QUESTIONS TO THE PARTIES
1. Has there been a violation of the applicants ’ right of access to court guaranteed by Article 6 § 1 of the Convention in the civil proceedings complained of, on account of the fact that the domestic courts ordered them to reimburse the State for the costs of those proceedings?
2. In respect of the costs that the applicants were ordered to pay to the State, has there been an interference with their peaceful enjoyment of possessions, within the meaning of Article 1 of Protocol No. 1?
3. If so, was the interference in the public interest and in accordance with the conditions provided for by law, within the meaning of Article 1 of Protocol No. 1?
4. If so, was that interference necessary to control the use of property in accordance with the general interest?
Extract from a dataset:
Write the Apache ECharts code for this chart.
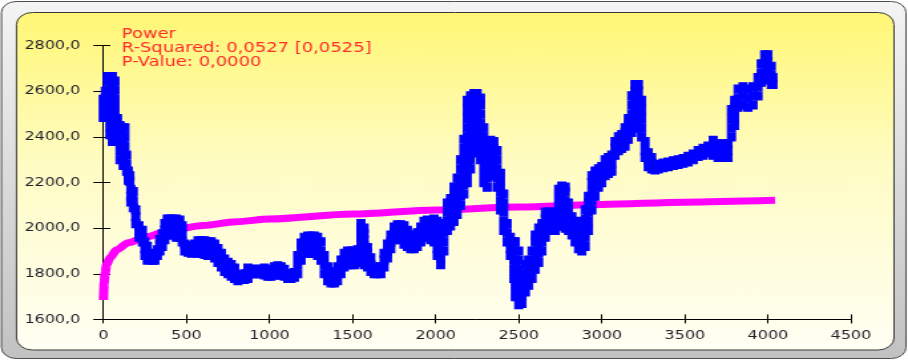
<!DOCTYPE html>
<html>
<head>
<meta charset="utf-8">
<script src="https://cdn.jsdelivr.net/npm/echarts@6/dist/echarts.min.js"></script>
<style>
  html, body { margin: 0; padding: 0; background: #ffffff; overflow: hidden; }
  #chart { width: 683px; height: 360px; transform: scaleX(1.32943); transform-origin: 0 0; }
</style>
</head>
<body>
<div id="chart"></div>
<script>
// Observations: [x, [y values recorded at that x]]
const seg0To1000 = [
  [0, [2485, 2525, 2565]],
  [12, [2485, 2525, 2565, 2600]],
  [25, [2485, 2525, 2565, 2605, 2645, 2665]],
  [40, [2410, 2445, 2485, 2525, 2565, 2605, 2645, 2665]],
  [55, [2380, 2405, 2445, 2485, 2525, 2565, 2605, 2645, 2665]],
  [70, [2380, 2400, 2440, 2485, 2525, 2565, 2605, 2645]],
  [85, [2380, 2405, 2445, 2480]],
  [100, [2300, 2340, 2380, 2410, 2450]],
  [115, [2370, 2400, 2440]],
  [120, [2275, 2300, 2340]],
  [130, [2360, 2400, 2440]],
  [140, [2250, 2280, 2320]],
  [150, [2210, 2230, 2250]],
  [160, [2205, 2230]],
  [165, [2115, 2140, 2170]],
  [180, [2090, 2120, 2160]],
  [195, [2020, 2050, 2080]],
  [215, [1960, 1985, 2010]],
  [235, [1940, 1960, 1990]],
  [250, [1880, 1910, 1940]],
  [265, [1860, 1890, 1920]],
  [280, [1865, 1890]],
  [295, [1860, 1880]],
  [310, [1860, 1885]],
  [325, [1880, 1905]],
  [340, [1900, 1930, 1950]],
  [355, [1920, 1950, 1975]],
  [370, [1950, 1990, 2020]],
  [385, [1980, 2010, 2040]],
  [400, [1970, 2005, 2040]],
  [420, [1970, 2005, 2040]],
  [440, [1960, 2000, 2040]],
  [460, [1960, 2000, 2035]],
  [475, [1940, 1975, 2010]],
  [490, [1900, 1930]],
  [510, [1895, 1925]],
  [530, [1890, 1920]],
  [550, [1900, 1930]],
  [570, [1890, 1925, 1945]],
  [590, [1890, 1920, 1945]],
  [610, [1885, 1915, 1945]],
  [630, [1880, 1910, 1940]],
  [650, [1880, 1910, 1940]],
  [670, [1870, 1900, 1930]],
  [690, [1850, 1880, 1910]],
  [710, [1830, 1860, 1890]],
  [730, [1810, 1840, 1865]],
  [750, [1800, 1825, 1850]],
  [770, [1790, 1815, 1840]],
  [790, [1780, 1800, 1825]],
  [810, [1770, 1790]],
  [830, [1775, 1795]],
  [850, [1775, 1800]],
  [870, [1780, 1810, 1825]],
  [890, [1800, 1820]],
  [910, [1800, 1820]],
  [930, [1800, 1820]],
  [950, [1800, 1820]],
  [970, [1795, 1825]],
  [990, [1790, 1820]]
];

const seg1000To2000 = [
  [1010, [1790, 1815]],
  [1030, [1795, 1830]],
  [1050, [1795, 1835]],
  [1070, [1795, 1830]],
  [1090, [1790, 1820]],
  [1110, [1780, 1800]],
  [1130, [1780, 1800]],
  [1150, [1785, 1805]],
  [1170, [1800, 1840, 1880]],
  [1190, [1860, 1900, 1935]],
  [1210, [1900, 1935, 1960]],
  [1230, [1890, 1930, 1965]],
  [1250, [1890, 1930, 1965]],
  [1270, [1890, 1930, 1965]],
  [1290, [1880, 1920, 1960]],
  [1310, [1860, 1900, 1940]],
  [1330, [1800, 1840, 1880]],
  [1350, [1770, 1800, 1830]],
  [1370, [1760, 1790]],
  [1390, [1760, 1790, 1810]],
  [1410, [1770, 1800, 1830]],
  [1430, [1800, 1830, 1860]],
  [1450, [1830, 1860, 1890]],
  [1470, [1840, 1870, 1900]],
  [1490, [1840, 1870, 1900]],
  [1510, [1840, 1870, 1900]],
  [1530, [1850, 1880, 1905]],
  [1550, [1850, 1880, 1910, 1940, 1960, 1980, 2000, 2020]],
  [1570, [1840, 1870, 1900, 1925, 1950, 1975, 2000]],
  [1590, [1830, 1860, 1890, 1915]],
  [1610, [1810, 1840, 1870]],
  [1630, [1800, 1830]],
  [1650, [1800, 1825]],
  [1670, [1800, 1830]],
  [1690, [1830, 1860, 1890]],
  [1710, [1870, 1900, 1930]],
  [1730, [1910, 1940, 1970]],
  [1750, [1950, 1980, 2005]],
  [1770, [1960, 1990, 2015]],
  [1790, [1950, 1985, 2015]],
  [1810, [1930, 1970, 2010]],
  [1830, [1920, 1955, 1990]],
  [1850, [1910, 1940, 1970]],
  [1870, [1910, 1940]],
  [1890, [1920, 1950, 1980]],
  [1910, [1940, 1975, 2005]],
  [1930, [1960, 1995, 2030]],
  [1950, [1960, 2000, 2035]],
  [1970, [1950, 1990, 2030]],
  [1990, [1940, 1975, 2010, 2040]]
];

const seg2000To3000 = [
  [2010, [1880, 1910, 1950, 1990, 2030]],
  [2030, [1840, 1870, 1900, 1940, 1980]],
  [2050, [1900, 1940, 1980, 2020]],
  [2070, [1990, 2030, 2070, 2110]],
  [2090, [2010, 2050, 2090, 2130]],
  [2110, [2030, 2070, 2110, 2150, 2180]],
  [2130, [2060, 2100, 2140, 2180, 2220]],
  [2150, [2100, 2140, 2180, 2220, 2260, 2300]],
  [2170, [2150, 2190, 2230, 2270, 2310, 2350, 2390]],
  [2190, [2200, 2240, 2280, 2320, 2360, 2400, 2440, 2480, 2520, 2560]],
  [2210, [2260, 2300, 2340, 2380, 2420, 2460, 2500, 2540, 2580]],
  [2230, [2330, 2370, 2410, 2450, 2490, 2530, 2570, 2590]],
  [2250, [2360, 2400, 2440, 2480, 2520, 2560, 2590]],
  [2270, [2300, 2340, 2380, 2420, 2460, 2500, 2540, 2570]],
  [2290, [2200, 2240, 2280, 2320, 2360, 2400, 2440]],
  [2310, [2180, 2220, 2260, 2300, 2340, 2380]],
  [2330, [2230, 2270, 2310, 2350, 2385]],
  [2350, [2230, 2270, 2310, 2350, 2380]],
  [2370, [2180, 2220, 2260, 2300, 2340]],
  [2390, [2080, 2120, 2160, 2200, 2240]],
  [2410, [1990, 2030, 2070, 2110, 2150]],
  [2430, [1940, 1980, 2020]],
  [2450, [1880, 1910, 1940, 1960]],
  [2470, [1780, 1820, 1860, 1900, 1940]],
  [2480, [1700, 1740, 1780, 1820, 1860, 1900, 1940]],
  [2500, [1665, 1700, 1740, 1780, 1820, 1860, 1900]],
  [2520, [1670, 1710, 1750, 1790]],
  [2540, [1720, 1760, 1800, 1840]],
  [2560, [1750, 1790, 1830, 1860]],
  [2580, [1780, 1820, 1860, 1900]],
  [2600, [1820, 1860, 1900, 1940, 1970]],
  [2620, [1850, 1890, 1930, 1970, 2000]],
  [2640, [1900, 1940, 1980, 2020]],
  [2660, [1960, 2000, 2040, 2070]],
  [2680, [1990, 2030, 2070]],
  [2700, [1990, 2030, 2070]],
  [2720, [1990, 2020, 2050]],
  [2740, [2010, 2050, 2090, 2130, 2170]],
  [2760, [2010, 2050, 2090, 2130, 2170, 2185]],
  [2780, [2000, 2040, 2080, 2120, 2160, 2180]],
  [2800, [1990, 2030, 2070, 2110]],
  [2820, [1970, 2010, 2050]],
  [2840, [1940, 1980, 2020]],
  [2860, [1910, 1950, 1990, 2030]],
  [2880, [1900, 1940, 1980, 2020]],
  [2900, [1920, 1960, 2000, 2040, 2080]],
  [2920, [1990, 2030, 2070, 2110, 2140]],
  [2940, [2080, 2120, 2160, 2200, 2230]],
  [2960, [2140, 2180, 2220, 2250]],
  [2980, [2180, 2220, 2260]],
  [3000, [2200, 2240, 2270]]
];

const seg3000To4030 = [
  [3020, [2230, 2260, 2300]],
  [3040, [2240, 2275, 2310]],
  [3060, [2250, 2285, 2320]],
  [3080, [2320, 2350, 2380]],
  [3100, [2340, 2370, 2400]],
  [3120, [2350, 2380, 2410]],
  [3140, [2360, 2390, 2420, 2440]],
  [3160, [2390, 2420, 2450, 2480]],
  [3180, [2420, 2460, 2500, 2540, 2580]],
  [3200, [2440, 2480, 2520, 2560, 2600, 2630]],
  [3220, [2440, 2480, 2520, 2560, 2600, 2630]],
  [3240, [2400, 2440, 2480, 2520, 2560]],
  [3260, [2310, 2340, 2380]],
  [3280, [2270, 2300, 2330]],
  [3300, [2260, 2285, 2310]],
  [3320, [2255, 2275]],
  [3340, [2260, 2280]],
  [3370, [2265, 2285]],
  [3400, [2270, 2290]],
  [3430, [2275, 2295]],
  [3460, [2280, 2300]],
  [3490, [2285, 2305]],
  [3520, [2290, 2315]],
  [3550, [2300, 2325]],
  [3580, [2315, 2340]],
  [3610, [2320, 2350]],
  [3640, [2330, 2360]],
  [3670, [2320, 2350, 2385]],
  [3700, [2310, 2340, 2370]],
  [3730, [2310, 2340, 2370]],
  [3760, [2310, 2340, 2370]],
  [3780, [2400, 2440, 2480, 2520]],
  [3800, [2450, 2490, 2530, 2560]],
  [3820, [2530, 2570, 2610]],
  [3850, [2540, 2580, 2620]],
  [3880, [2530, 2570, 2610]],
  [3910, [2540, 2580, 2620]],
  [3940, [2580, 2620, 2660]],
  [3960, [2640, 2680, 2720]],
  [3980, [2680, 2720, 2760]],
  [4000, [2650, 2690, 2730, 2760]],
  [4020, [2630, 2670, 2710]],
  [4030, [2630, 2660]]
];

// Power regression curve
const fitX = [1, 5, 10, 20, 40, 80, 150, 250, 400, 600, 800, 1000, 1500, 2000, 2500, 3000, 3500, 4043];
const fitY = [1685, 1760, 1800, 1840, 1870, 1905, 1936, 1960, 1990, 2012, 2028, 2040, 2062, 2080, 2093, 2104, 2114, 2122];

const xTicks = [0, 500, 1000, 1500, 2000, 2500, 3000, 3500, 4000, 4500];
const yTicks = [1600, 1800, 2000, 2200, 2400, 2600, 2800];

const fitLabel = ['Power', 'R-Squared: 0,0527 [0,0525]', 'P-Value: 0,0000'];

// ---- drawing ----
const S = 908 / 683;          // horizontal stretch applied to the canvas by CSS
const ux = v => v / S;        // screen x -> layout x

const points = [];
[seg0To1000, seg1000To2000, seg2000To3000, seg3000To4030].forEach(seg => {
  seg.forEach(([x, ys]) => ys.forEach(y => points.push([x, y])));
});
const fitData = fitX.map((x, i) => [x, fitY[i]]);

const gridBox = { left: ux(103.3), right: 683 - ux(851), top: 45.7, bottom: 360 - 319.4 };
const labelFont = { color: '#1f1f2a', fontSize: 12, fontFamily: 'DejaVu Sans' };
const xStep = xTicks[1] - xTicks[0];
const yStep = yTicks[1] - yTicks[0];

const chart = echarts.init(document.getElementById('chart'), null, { renderer: 'canvas' });
chart.setOption({
  animation: false,
  backgroundColor: 'transparent',
  graphic: [
    {
      type: 'rect', z: -20, silent: true,
      shape: { x: ux(1.5), y: 1.5, width: ux(906) - ux(1.5), height: 357, r: 11 },
      style: {
        fill: new echarts.graphic.LinearGradient(0, 0, 0, 1, [
          { offset: 0, color: '#f4f4f4' }, { offset: 1, color: '#c2c2c2' }
        ]),
        stroke: '#4d4d4d', lineWidth: 1
      }
    },
    {
      type: 'rect', z: -19, silent: true,
      shape: { x: ux(16.5), y: 12.5, width: ux(894) - ux(16.5), height: 337.5, r: 12 },
      style: {
        fill: new echarts.graphic.LinearGradient(0, 0, 0, 1, [
          { offset: 0, color: '#fff774' },
          { offset: 0.45, color: '#fffcc4' },
          { offset: 1, color: '#fffff4' }
        ]),
        stroke: '#3a3a3a', lineWidth: 1
      }
    },
    {
      type: 'text', z: 10, silent: true,
      left: ux(121.7), top: 27,
      style: {
        text: fitLabel.join('\n'),
        fill: '#ff2a2a', fontSize: 13.5, lineHeight: 14, fontFamily: 'DejaVu Sans'
      }
    }
  ],
  grid: [Object.assign({}, gridBox), Object.assign({}, gridBox)],
  xAxis: [
    {
      type: 'value', gridIndex: 0, min: xTicks[0], max: xTicks[xTicks.length - 1], interval: xStep,
      axisLine: { lineStyle: { color: '#000', width: 1 } },
      axisTick: { length: 4, lineStyle: { color: '#000' } },
      axisLabel: Object.assign({ margin: 10, formatter: v => String(v) }, labelFont),
      splitLine: { show: false }
    },
    {
      type: 'value', gridIndex: 1, min: xTicks[0], max: xTicks[xTicks.length - 1], interval: xStep,
      axisLine: { show: false },
      axisTick: { inside: true, length: 5, lineStyle: { color: '#000' } },
      axisLabel: { show: false }, splitLine: { show: false }
    }
  ],
  yAxis: [
    {
      type: 'value', gridIndex: 0, min: yTicks[0], max: yTicks[yTicks.length - 1], interval: yStep,
      axisLine: { show: true, lineStyle: { color: '#000', width: 1 } },
      axisTick: { show: true, length: ux(10), lineStyle: { color: '#000' } },
      axisLabel: Object.assign({ margin: ux(23), formatter: v => v.toFixed(1).replace('.', ',') }, labelFont),
      splitLine: { show: false }
    },
    {
      type: 'value', gridIndex: 1, min: yTicks[0], max: yTicks[yTicks.length - 1], interval: yStep,
      axisLine: { show: false },
      axisTick: { show: true, inside: true, length: ux(7), lineStyle: { color: '#000' } },
      axisLabel: { show: false }, splitLine: { show: false }
    }
  ],
  series: [
    {
      type: 'line', name: 'Power', xAxisIndex: 0, yAxisIndex: 0,
      data: fitData, smooth: 0.3, smoothMonotone: 'x', showSymbol: false,
      lineStyle: { color: '#ff00ff', width: 7 }, z: 2
    },
    {
      type: 'scatter', name: 'Observed', xAxisIndex: 0, yAxisIndex: 0,
      data: points, symbol: 'rect', symbolSize: [6, 8],
      itemStyle: { color: '#0000ff', opacity: 1, borderColor: '#0000ff', borderWidth: 1 }, z: 3
    }
  ]
});
</script>
</body>
</html>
In particular, did that interference impose an excessive individual burden on the applicants (see Cindrić and Bešlić v. Croatia, no. 72152/13 , 6 September 2016) so that the following criteria were satisfied:
(1 ) that the State was represented by the State Attorney ’ s Office and the costs of the State ’ s representation were calculated in an amount equal to an attorney ’ s fee;
(2 ) that the applicants ’ claim before the national courts at the time of lodging was not devoid of any substance or manifestly unreasonable;
(3) in the light of the applicants ’ individual financial situations, that the order to bear the costs at issue was a significant financial burden on them?